* BEGIN Data shown *
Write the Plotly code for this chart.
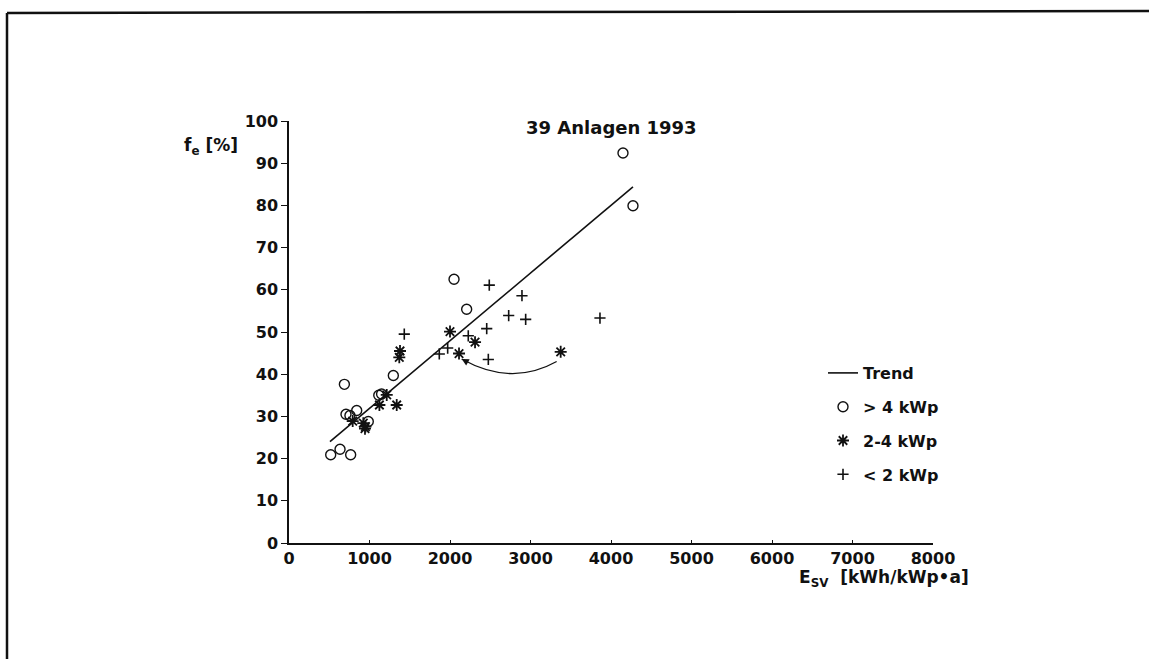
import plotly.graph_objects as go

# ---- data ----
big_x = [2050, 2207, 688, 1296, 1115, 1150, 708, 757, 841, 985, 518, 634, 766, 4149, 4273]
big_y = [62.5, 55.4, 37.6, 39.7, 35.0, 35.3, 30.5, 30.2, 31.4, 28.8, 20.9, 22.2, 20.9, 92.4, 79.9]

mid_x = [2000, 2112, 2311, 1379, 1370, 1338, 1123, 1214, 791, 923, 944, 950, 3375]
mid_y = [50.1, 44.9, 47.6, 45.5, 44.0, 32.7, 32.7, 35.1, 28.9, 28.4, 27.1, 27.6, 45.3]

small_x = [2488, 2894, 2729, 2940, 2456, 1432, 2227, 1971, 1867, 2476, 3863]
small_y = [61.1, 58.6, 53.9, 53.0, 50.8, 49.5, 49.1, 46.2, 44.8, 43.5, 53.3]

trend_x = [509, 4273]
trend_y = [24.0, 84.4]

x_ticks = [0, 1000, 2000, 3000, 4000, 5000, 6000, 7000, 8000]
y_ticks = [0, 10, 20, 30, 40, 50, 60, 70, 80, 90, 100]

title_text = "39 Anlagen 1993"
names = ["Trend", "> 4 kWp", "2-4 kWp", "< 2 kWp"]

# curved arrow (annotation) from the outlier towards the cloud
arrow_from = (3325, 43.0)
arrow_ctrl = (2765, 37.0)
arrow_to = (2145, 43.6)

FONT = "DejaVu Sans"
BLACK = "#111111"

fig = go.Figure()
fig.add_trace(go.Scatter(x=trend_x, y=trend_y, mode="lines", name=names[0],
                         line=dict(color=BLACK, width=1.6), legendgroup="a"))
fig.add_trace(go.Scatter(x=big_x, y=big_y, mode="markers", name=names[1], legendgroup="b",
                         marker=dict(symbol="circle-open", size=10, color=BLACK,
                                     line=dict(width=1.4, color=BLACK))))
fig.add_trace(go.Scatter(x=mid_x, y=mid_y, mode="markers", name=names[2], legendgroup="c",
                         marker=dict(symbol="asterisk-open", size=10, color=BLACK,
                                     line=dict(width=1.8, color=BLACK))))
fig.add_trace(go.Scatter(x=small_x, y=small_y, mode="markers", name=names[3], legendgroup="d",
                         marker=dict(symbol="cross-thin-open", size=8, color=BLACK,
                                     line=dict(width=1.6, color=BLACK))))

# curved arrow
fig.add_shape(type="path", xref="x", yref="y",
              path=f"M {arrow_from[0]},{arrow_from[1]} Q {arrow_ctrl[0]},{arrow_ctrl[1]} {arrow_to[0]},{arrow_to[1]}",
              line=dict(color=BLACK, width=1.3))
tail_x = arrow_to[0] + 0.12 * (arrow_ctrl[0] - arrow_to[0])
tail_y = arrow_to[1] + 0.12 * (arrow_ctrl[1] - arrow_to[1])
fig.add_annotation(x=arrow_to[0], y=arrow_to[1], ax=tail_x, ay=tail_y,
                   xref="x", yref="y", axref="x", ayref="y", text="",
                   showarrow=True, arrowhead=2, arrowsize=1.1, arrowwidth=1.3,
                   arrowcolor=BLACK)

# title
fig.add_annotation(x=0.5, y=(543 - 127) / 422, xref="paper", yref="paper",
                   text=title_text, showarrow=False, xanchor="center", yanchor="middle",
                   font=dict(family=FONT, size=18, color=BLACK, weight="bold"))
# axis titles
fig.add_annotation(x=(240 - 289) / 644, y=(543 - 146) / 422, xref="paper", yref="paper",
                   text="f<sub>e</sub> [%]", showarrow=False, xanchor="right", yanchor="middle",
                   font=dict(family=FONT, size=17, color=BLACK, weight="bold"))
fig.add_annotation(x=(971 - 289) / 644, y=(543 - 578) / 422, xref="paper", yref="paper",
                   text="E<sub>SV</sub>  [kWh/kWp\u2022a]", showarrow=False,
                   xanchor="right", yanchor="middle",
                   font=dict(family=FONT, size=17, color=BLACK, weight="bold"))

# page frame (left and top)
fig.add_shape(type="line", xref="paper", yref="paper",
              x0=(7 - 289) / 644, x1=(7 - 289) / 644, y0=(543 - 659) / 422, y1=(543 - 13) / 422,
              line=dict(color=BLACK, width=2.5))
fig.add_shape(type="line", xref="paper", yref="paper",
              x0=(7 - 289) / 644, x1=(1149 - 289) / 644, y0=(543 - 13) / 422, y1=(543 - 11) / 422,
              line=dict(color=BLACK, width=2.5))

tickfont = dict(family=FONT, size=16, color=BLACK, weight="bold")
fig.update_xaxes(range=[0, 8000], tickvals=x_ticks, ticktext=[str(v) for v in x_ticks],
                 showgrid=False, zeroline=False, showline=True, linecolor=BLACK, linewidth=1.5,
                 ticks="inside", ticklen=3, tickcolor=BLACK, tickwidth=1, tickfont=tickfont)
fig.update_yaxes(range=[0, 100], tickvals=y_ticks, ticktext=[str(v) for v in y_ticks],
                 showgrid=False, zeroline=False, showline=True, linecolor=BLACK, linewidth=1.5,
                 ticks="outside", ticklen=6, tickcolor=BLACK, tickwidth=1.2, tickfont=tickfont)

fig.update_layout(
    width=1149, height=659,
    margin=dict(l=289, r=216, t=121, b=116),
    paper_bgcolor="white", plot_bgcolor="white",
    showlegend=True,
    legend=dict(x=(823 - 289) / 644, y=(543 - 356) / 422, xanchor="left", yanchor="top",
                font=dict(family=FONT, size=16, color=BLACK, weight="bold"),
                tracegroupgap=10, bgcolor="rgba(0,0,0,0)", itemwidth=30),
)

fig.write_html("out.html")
* END Data shown *
◆ **Problem description**
Your task is to repeat the material above exactly, without its pictures.

◆ **Result of this task**
Write the Plotly code for this chart.
import plotly.graph_objects as go

# ---- data ----
big_x = [2050, 2207, 688, 1296, 1115, 1150, 708, 757, 841, 985, 518, 634, 766, 4149, 4273]
big_y = [62.5, 55.4, 37.6, 39.7, 35.0, 35.3, 30.5, 30.2, 31.4, 28.8, 20.9, 22.2, 20.9, 92.4, 79.9]

mid_x = [2000, 2112, 2311, 1379, 1370, 1338, 1123, 1214, 791, 923, 944, 950, 3375]
mid_y = [50.1, 44.9, 47.6, 45.5, 44.0, 32.7, 32.7, 35.1, 28.9, 28.4, 27.1, 27.6, 45.3]

small_x = [2488, 2894, 2729, 2940, 2456, 1432, 2227, 1971, 1867, 2476, 3863]
small_y = [61.1, 58.6, 53.9, 53.0, 50.8, 49.5, 49.1, 46.2, 44.8, 43.5, 53.3]

trend_x = [509, 4273]
trend_y = [24.0, 84.4]

x_ticks = [0, 1000, 2000, 3000, 4000, 5000, 6000, 7000, 8000]
y_ticks = [0, 10, 20, 30, 40, 50, 60, 70, 80, 90, 100]

title_text = "39 Anlagen 1993"
names = ["Trend", "> 4 kWp", "2-4 kWp", "< 2 kWp"]

# curved arrow (annotation) from the outlier towards the cloud
arrow_from = (3325, 43.0)
arrow_ctrl = (2765, 37.0)
arrow_to = (2145, 43.6)

FONT = "DejaVu Sans"
BLACK = "#111111"

fig = go.Figure()
fig.add_trace(go.Scatter(x=trend_x, y=trend_y, mode="lines", name=names[0],
                         line=dict(color=BLACK, width=1.6), legendgroup="a"))
fig.add_trace(go.Scatter(x=big_x, y=big_y, mode="markers", name=names[1], legendgroup="b",
                         marker=dict(symbol="circle-open", size=10, color=BLACK,
                                     line=dict(width=1.4, color=BLACK))))
fig.add_trace(go.Scatter(x=mid_x, y=mid_y, mode="markers", name=names[2], legendgroup="c",
                         marker=dict(symbol="asterisk-open", size=10, color=BLACK,
                                     line=dict(width=1.8, color=BLACK))))
fig.add_trace(go.Scatter(x=small_x, y=small_y, mode="markers", name=names[3], legendgroup="d",
                         marker=dict(symbol="cross-thin-open", size=8, color=BLACK,
                                     line=dict(width=1.6, color=BLACK))))

# curved arrow
fig.add_shape(type="path", xref="x", yref="y",
              path=f"M {arrow_from[0]},{arrow_from[1]} Q {arrow_ctrl[0]},{arrow_ctrl[1]} {arrow_to[0]},{arrow_to[1]}",
              line=dict(color=BLACK, width=1.3))
tail_x = arrow_to[0] + 0.12 * (arrow_ctrl[0] - arrow_to[0])
tail_y = arrow_to[1] + 0.12 * (arrow_ctrl[1] - arrow_to[1])
fig.add_annotation(x=arrow_to[0], y=arrow_to[1], ax=tail_x, ay=tail_y,
                   xref="x", yref="y", axref="x", ayref="y", text="",
                   showarrow=True, arrowhead=2, arrowsize=1.1, arrowwidth=1.3,
                   arrowcolor=BLACK)

# title
fig.add_annotation(x=0.5, y=(543 - 127) / 422, xref="paper", yref="paper",
                   text=title_text, showarrow=False, xanchor="center", yanchor="middle",
                   font=dict(family=FONT, size=18, color=BLACK, weight="bold"))
# axis titles
fig.add_annotation(x=(240 - 289) / 644, y=(543 - 146) / 422, xref="paper", yref="paper",
                   text="f<sub>e</sub> [%]", showarrow=False, xanchor="right", yanchor="middle",
                   font=dict(family=FONT, size=17, color=BLACK, weight="bold"))
fig.add_annotation(x=(971 - 289) / 644, y=(543 - 578) / 422, xref="paper", yref="paper",
                   text="E<sub>SV</sub>  [kWh/kWp\u2022a]", showarrow=False,
                   xanchor="right", yanchor="middle",
                   font=dict(family=FONT, size=17, color=BLACK, weight="bold"))

# page frame (left and top)
fig.add_shape(type="line", xref="paper", yref="paper",
              x0=(7 - 289) / 644, x1=(7 - 289) / 644, y0=(543 - 659) / 422, y1=(543 - 13) / 422,
              line=dict(color=BLACK, width=2.5))
fig.add_shape(type="line", xref="paper", yref="paper",
              x0=(7 - 289) / 644, x1=(1149 - 289) / 644, y0=(543 - 13) / 422, y1=(543 - 11) / 422,
              line=dict(color=BLACK, width=2.5))

tickfont = dict(family=FONT, size=16, color=BLACK, weight="bold")
fig.update_xaxes(range=[0, 8000], tickvals=x_ticks, ticktext=[str(v) for v in x_ticks],
                 showgrid=False, zeroline=False, showline=True, linecolor=BLACK, linewidth=1.5,
                 ticks="inside", ticklen=3, tickcolor=BLACK, tickwidth=1, tickfont=tickfont)
fig.update_yaxes(range=[0, 100], tickvals=y_ticks, ticktext=[str(v) for v in y_ticks],
                 showgrid=False, zeroline=False, showline=True, linecolor=BLACK, linewidth=1.5,
                 ticks="outside", ticklen=6, tickcolor=BLACK, tickwidth=1.2, tickfont=tickfont)

fig.update_layout(
    width=1149, height=659,
    margin=dict(l=289, r=216, t=121, b=116),
    paper_bgcolor="white", plot_bgcolor="white",
    showlegend=True,
    legend=dict(x=(823 - 289) / 644, y=(543 - 356) / 422, xanchor="left", yanchor="top",
                font=dict(family=FONT, size=16, color=BLACK, weight="bold"),
                tracegroupgap=10, bgcolor="rgba(0,0,0,0)", itemwidth=30),
)

fig.write_html("out.html")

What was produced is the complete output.